MAFIA! (some journal entries from the past week)

8/12
at chileka airport. waiting. air malawi said the plane is fine today, but we were still supposed to take off an hour ago. watching the airline worker in an orange vest push luggage around in a shopping cart. i’d read but all i have with me is Moby Dick, which i thought would be cutely appropriate for a trip to dive with whalesharks, but really its just a more efficient substitute for prescription insomnia meds. (sorry ali)
although in the first chapter, Ishmael says he’s ‘ tormented with an everlasting itch for things remote’  I know the feeling, buddy

11/12
pruney. woke up. swam.dove. they took us out in the dhow to mageni -small rocks. Saw a lion fish an a spiney lobster on the reef directly under the boat. A little ways off, huge coral towers looming over head, 7ft moray eel threading though the fan coral below me. A giant parrot fish chomp away on coral morsels, their huge teeth remind me of a clown in some distant, creepy, memory. A bright yellow and blue school weaves around me. Giggling to myself makes a bubbly cloud. Some candy cane striped shrimp remind me that its almost Christmas. Serious visual overload at this point. Some nudibranchs flutter over the white sand bottom. Neon blue, they don’t give a damn about camoflage. Cant adequately describe the colors, the busy-ness of this underwater metropolis.  luscious.
the dive boat 

13/12
another day, another dive. Saw another lionfish, some black and white fluttering around in an anemone. Anemones like the ones in the little mermaid pop back into their spouts when I flick at them. An Indian ocean cushion star sat unassumingly on the bottom. Highlight? The turtle. A huge female hawksbill ate a coral lunch about 18meters down. Heard her munching before I saw her and then when she was full, we watched her paddle off.

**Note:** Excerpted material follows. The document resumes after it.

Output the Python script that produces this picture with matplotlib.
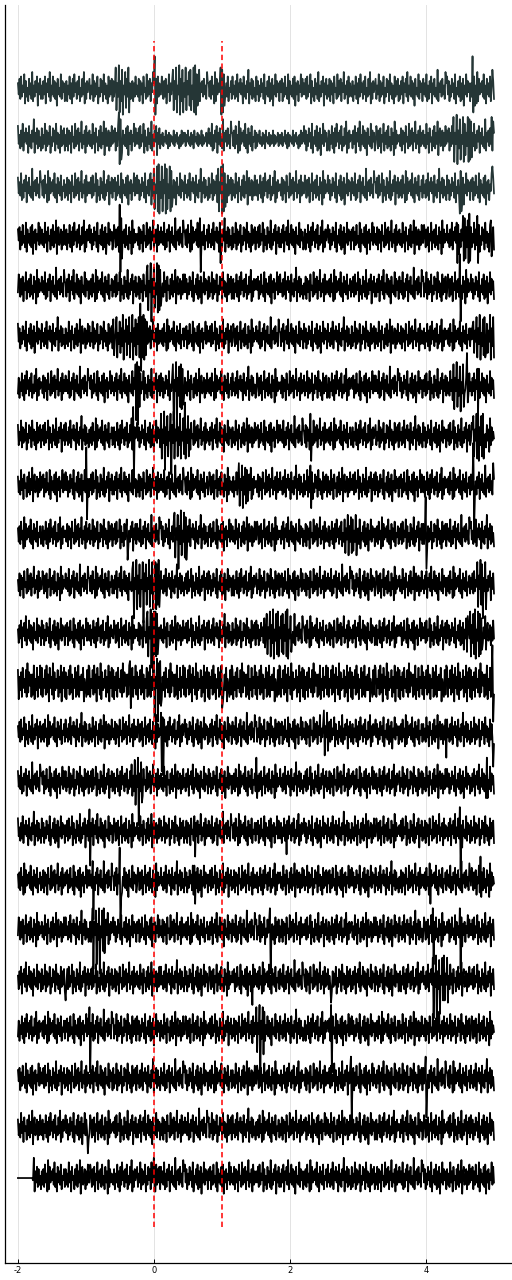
import numpy as np
import matplotlib
matplotlib.use("Agg")
import matplotlib.pyplot as plt

plt.rcParams['axes.unicode_minus'] = False

# Samples, one character per sample.
# lowercase: value = ord(c) - ord('m')  (m = 0, a = -12, z = +13)
# uppercase: large spikes (see BIG)
BIG = {'A': -19, 'B': -17, 'C': -15, 'D': -13, 'W': 13, 'X': 15, 'Y': 17, 'Z': 19}

N0 = "pkrisjoltgqjnhrkpiuhojqlsfpkri"
N1 = "qjoitkpgrlnhqjsipkuforjlqhpjsk"
N2 = "rkpjthoiqlsgpkrjnivhplqjrkoiup"
N3 = "jqhoksipgrjtlpiqkshnjrkugpiqlo"
N4 = "skoiqjthplrkpgsjoiqlvgpkriqjnh"
N5 = "oiqksgplrjuhoksjqipfrknjtiqlph"
N6 = "qlrhpjsknitgqkojrisfpkqholtjrk"
N7 = "kspiqjrgolthpkqisjnhrkpfuiqkol"
N8 = "riokthqjpksgnjrlqhtkpiogsjqkrh"
N9 = "pjqiskoguhrkplqjtiogrkpjshnlqi"
N10 = "skqhojrlpitgnkqjshpirfoktjqlph"
N11 = "ojrhqkpgslnitjqkrhpluiokqgsjpk"
Q0 = "okpjnlqkoipjolnkqjolpkniojqkpl"
Q1 = "pjolqknjpkoiqlnkpjoklqjoknlpjo"
W0 = "sfpjrgtkoisgvirlqgqhufojtgpkuh"
W1 = "tgokshuiqetkphvfrjoksgpiuerktg"
W2 = "rfpkshuiqfoktgrhugpjqjteokgshu"
BANK = [N0, N1, N2, N3, N4, N5, N6, N7, N8, N9, N10, N11, Q0, Q1, W0, W1, W2]
BANK_KEYS = "0123456789abcdefg"

# sequence of background stretches for each trace (top to bottom)
base_codes = [
    "05381b7294a60b3852a9", "48b160cd29dca357b162", "29b06a54813b7a2094a6",
    "613a7b2948053a6b1748", "72590b1a8364b905287a", "a4183b960725a481b396",
    "3b2650a1947b8362a015", "80493a7b5162b9384a07", "16a05b2973b4810a6392",
    "93b802a46175b3a90824", "b7295140a386b2a71590", "5a637b1048a29b5360a1",
    "efgfegefgegfefgfegfe", "0941b73a5286b03a9148", "26803b15a9740b6381a5",
    "4a05718b2963a4170b58", "9b62574a0b3186a4b927", "7143a6b9528b031a4760",
    "5800b14a7692b85a3410", "39628a170b5436a91b87", "60b5842a9173b0658294",
    "13a705b2849b61a3570a", "4917382a6b05948b2a16",
]

# bursts and spikes: (time in s, samples)
events = [
    [(-0.56, "wdpjxcqhvbokuerjwcpi"), (0.0, "pXbr"), (0.28, "vdqiwcokxbrhvcpjwdqkufvdoiwcxbtf"),
     (0.98, "wbvctf"), (4.68, "Xcsf"), (4.98, "v")],
    [(-0.52, "ybvd"), (4.4, "wcpkxbqivdokwctfpjwcvdue"), (4.97, "wh")],
    [(-0.05, "tfqjvdokwcxbpiwcqkxbvdoiwcue"), (0.95, "vcpkwbxcte"), (4.5, "bucg"), (4.98, "w")],
    [(-0.5, "XCvd"), (0.68, "vC"), (0.97, "tb"), (4.45, "tbsf"), (4.55, "wcvd"), (4.62, "ubxc"),
     (4.75, "wb"), (4.95, "ue")],
    [(-0.1, "wcpkxCqivdojxbwcue"), (4.5, "XC")],
    [(-0.6, "uekpvdojtfqiwcpkuerjvdokwcqiuesjvdtfpkwcue"), (-0.2, "XCvd"),
     (4.7, "tfpkvdqjwcoiuevd"), (4.9, "sfpkwcqivd")],
    [(-0.27, "wCxBvd"), (0.28, "wCpkxBqivdokwf"), (0.4, "wcue"), (4.4, "wcqkxdpivbojwd"),
     (4.6, "Xf"), (4.75, "ub")],
    [(-0.3, "WA"), (0.1, "wcpjxCqivdokwBrjxcpkvdqiwcokueXcpjvd"), (2.3, "wb"),
     (4.7, "vdpkwcxbqivdwc")],
    [(-1.0, "YC"), (1.25, "wdpkvcqiuetf"), (2.3, "vc"), (4.7, "ZA"), (4.99, "w")],
    [(-0.4, "tb"), (0.3, "wcpkvCqixdojwcub"), (2.8, "tepkvdqjuetfojvd"), (4.0, "YC")],
    [(-0.3, "wCpkxbqivcokwBrjvdpkxcqiwbojvdqkxc"), (0.02, "wbvd"), (4.75, "wcqkxdvCpjwb")],
    [(-0.1, "wcpkxCvBwd"), (0.02, "wcvd"), (1.66, "vdpkwcqixbojvdwcpkuevdqjwcxbokue"),
     (4.6, "eupkwcqivdxbojwcvdtf")],
    [(-0.35, "wb"), (0.0, "wCpkxBvdwc"), (1.0, "be"), (4.98, "YB")],
    [(0.1, "vBtAsj"), (2.5, "wcpkve"), (4.3, "b"), (4.99, "C")],
    [(-0.28, "wcpkxAqivd"), (1.5, "xf"), (4.9, "xf")],
    [(-0.95, "wC"), (0.6, "tb"), (1.95, "c"), (4.5, "xB")],
    [(-0.9, "vB"), (-0.5, "XAf"), (0.6, "tc"), (4.06, "c"), (4.8, "xf")],
    [(-0.9, "wBqkvCpiwAojvdwc"), (1.7, "wA"), (4.1, "wC"), (4.5, "wB")],
    [(-1.3, "d"), (1.45, "b"), (2.6, "c"), (4.1, "wBpjxAqivCokwdxdpkwc")],
    [(-0.95, "wA"), (1.5, "wcpkxAqivd"), (1.6, "wb"), (2.6, "xA")],
    [(2.9, "wA"), (4.0, "wB")],
    [(-0.97, "b")],
    [(-2.0, "mmmmmmmmmmmmmmmmmmm"), (0.0, "vg")],
]

trace_colors = ['#253636'] * 3 + ['#000000'] * 20
t_start, t_end = -2.0, 5.0
event_lines = [0.0, 1.0]
xticks = [-2, 0, 2, 4]
xticklabels = ['-2', '0', '2', '4']
spacing = 22.0


def decode(s):
    return np.array([BIG[c] if c in BIG else ord(c) - ord('m') for c in s], dtype=float)


def build(code, evs):
    v = decode("".join(BANK[BANK_KEYS.index(c)] for c in code))
    n = len(v)
    for t0, s in evs:
        i0 = int(round((t0 - t_start) / (t_end - t_start) * (n - 1)))
        seg = decode(s)[: n - i0]
        v[i0:i0 + len(seg)] = seg
    return v


fig = plt.figure(figsize=(5.12, 12.8), dpi=100)
ax = fig.add_axes([5 / 512, 17 / 1280, 506 / 512, 1258 / 1280])

n_tr = len(base_codes)
for k in range(n_tr):
    v = build(base_codes[k], events[k])
    t = np.linspace(t_start, t_end, len(v))
    off = (n_tr - 1 - k) * spacing
    ax.plot(t, v + off, color=trace_colors[k], lw=1.25, zorder=2)

for e in event_lines:
    ax.plot([e, e], [-spacing, n_tr * spacing], color='#ff0000', lw=1.1,
            linestyle=(0, (3.5, 2.2)), zorder=3)

ax.set_xlim(-2.19, 5.25)
ax.set_ylim(-37.8, 521.8)
ax.set_xticks(xticks)
ax.set_xticklabels(xticklabels)
ax.set_yticks([])
ax.grid(axis='x', color='#e3e3e3', lw=0.7)
ax.set_axisbelow(True)
for sp in ['top', 'right']:
    ax.spines[sp].set_visible(False)
for sp in ['left', 'bottom']:
    ax.spines[sp].set_linewidth(0.9)
ax.tick_params(axis='x', direction='in', length=3, width=0.7, labelsize=6, pad=2.5)

fig.savefig('out.png', dpi=100)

Its sometime around 6:30 or 7 ( not really sure.. no watch, no phone), and twittering bat calls to feed are blending with Islamic  calls to prayer. Every night around dusk swarms of flying foxes cross the channel from Chole island to feed on Mafia mangoes. They look like birds of prey, or blackback seagulls. Flapping their wings slowly and elegantly, not at all like the tiny zig-zagging insect bats at home.
flying foxes over Chole bay 
So soothing to breathe salty air and hear the waves, I forgot how much I miss the ocean. Maybe I didn’t forget, I was just forcing myself not to remember so I wouldn’t feel deprived. Dhows are beached in the sand flats of the east African coast’s exaggerated tides, completely exposed, anchors and all. I wonder if boats feel naked when they’re out of the water?

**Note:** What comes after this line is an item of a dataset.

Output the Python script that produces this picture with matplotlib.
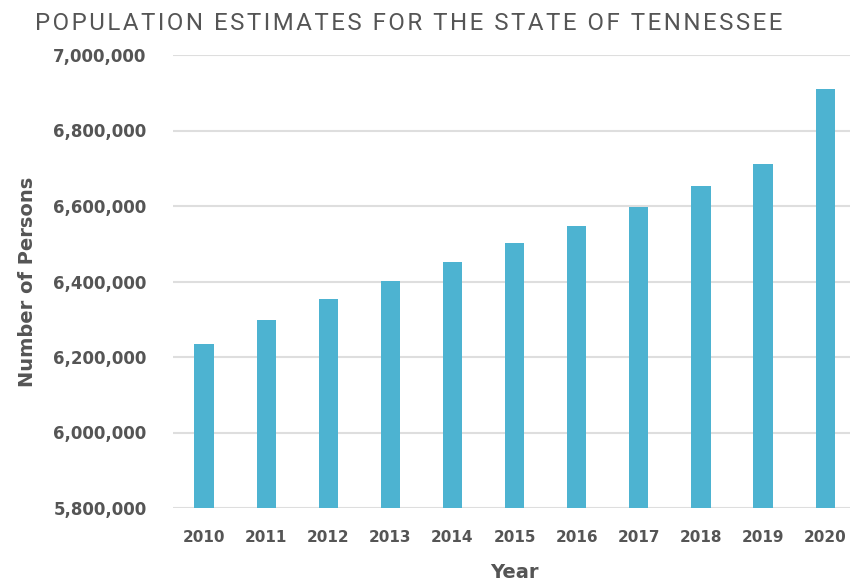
import matplotlib.pyplot as plt
from matplotlib.ticker import FuncFormatter

years = ["2010", "2011", "2012", "2013", "2014", "2015", "2016", "2017", "2018", "2019", "2020"]
population = [6234000, 6298000, 6354000, 6401000, 6452000, 6502000,
              6547000, 6597000, 6653000, 6711000, 6910000]
y_ticks = [5800000, 6000000, 6200000, 6400000, 6600000, 6800000, 7000000]
title = "POPULATION ESTIMATES FOR THE STATE OF TENNESSEE"

text_color = "#555555"
bar_color = "#4DB3D1"

fig = plt.figure(figsize=(8.5, 5.83), dpi=100)
ax = fig.add_axes([173 / 850, 1 - 508 / 583, 677 / 850, 453 / 583])

ax.bar(range(len(years)), population, width=0.31, color=bar_color, zorder=3)
ax.set_ylim(5800000, 7000000)
ax.set_xlim(-0.5, 10.4)
ax.set_yticks(y_ticks)
ax.yaxis.set_major_formatter(FuncFormatter(lambda v, p: f"{int(v):,}"))
ax.set_xticks(range(len(years)))
ax.set_xticklabels(years)

ax.grid(axis="y", color="#dedede", linewidth=1.5, zorder=0)
for s in ax.spines.values():
    s.set_visible(False)
ax.tick_params(axis="both", length=0, colors=text_color)
ax.tick_params(axis="y", pad=19, labelsize=12)
ax.tick_params(axis="x", pad=16, labelsize=11)
for lab in ax.get_xticklabels() + ax.get_yticklabels():
    lab.set_fontfamily("DejaVu Sans")
    lab.set_fontweight("bold")

ax.set_ylabel("Number of Persons", fontsize=14, fontweight="bold", color=text_color,
              fontfamily="DejaVu Sans")
ax.yaxis.set_label_coords(-(173 - 28) / 677, 0.5)
ax.yaxis.label.set_va("center")
fig.text(514 / 850, 1 - 573 / 583, "Year", fontsize=14, fontweight="bold", color=text_color,
         fontfamily="DejaVu Sans", ha="center", va="center")

# letter-spaced title
spaced = "\u200a".join(title)
fig.text(35 / 850, 1 - 24 / 583, spaced,
         fontsize=17.3, fontweight="normal", color=text_color,
         family=["Roboto", "DejaVu Sans"], ha="left", va="center")

fig.savefig("out.png", dpi=100)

My new Mafian friends taught me to play bao (a mancala-ish, bead game) after a dinner of charred changu –snapper- and mango with chili sauce. God its nice to speak Kiswahili again and actually hang out with people, unbound by the limitations of broken English. 

14/12
Whale sharks whale sharks! So amazing. Papapoto = sharkwhale kwa Kiswahili. We saw two (wapapapoto wawili) the first was a ‘baby’. 9 ft. Swimming along, mouth wide open, sucking in plankton filled seawater, tail swishing back and forth, wagging like a giant puppy. Still, getting in the water with him was super intimidating. Such poor visibility with all the plankton, that once I was in the water I couldn’t see him until he was 2 ft away. Felt the pulsing water from his gils before I saw the telltale gray polka-dotted skin, then I swam along side him, parallel to the remoras latched on to his belly.

 The second one was bigger, 6 meters and still juvenile. unlike the first, this one swam about a foot under the surface making him even harder to spot, and the water was murkier too. I had no idea where the  shark was when Musa the guide pushed me off the boat. Landed on top of papapoto. Again the soft jets of filtered gil-water pulsed against my belly.  Swimming as fast as I possibly could, I barely kept up. so amazing. When I was too tired to go on, I kicked back to dodge the massive tail. Incredible day.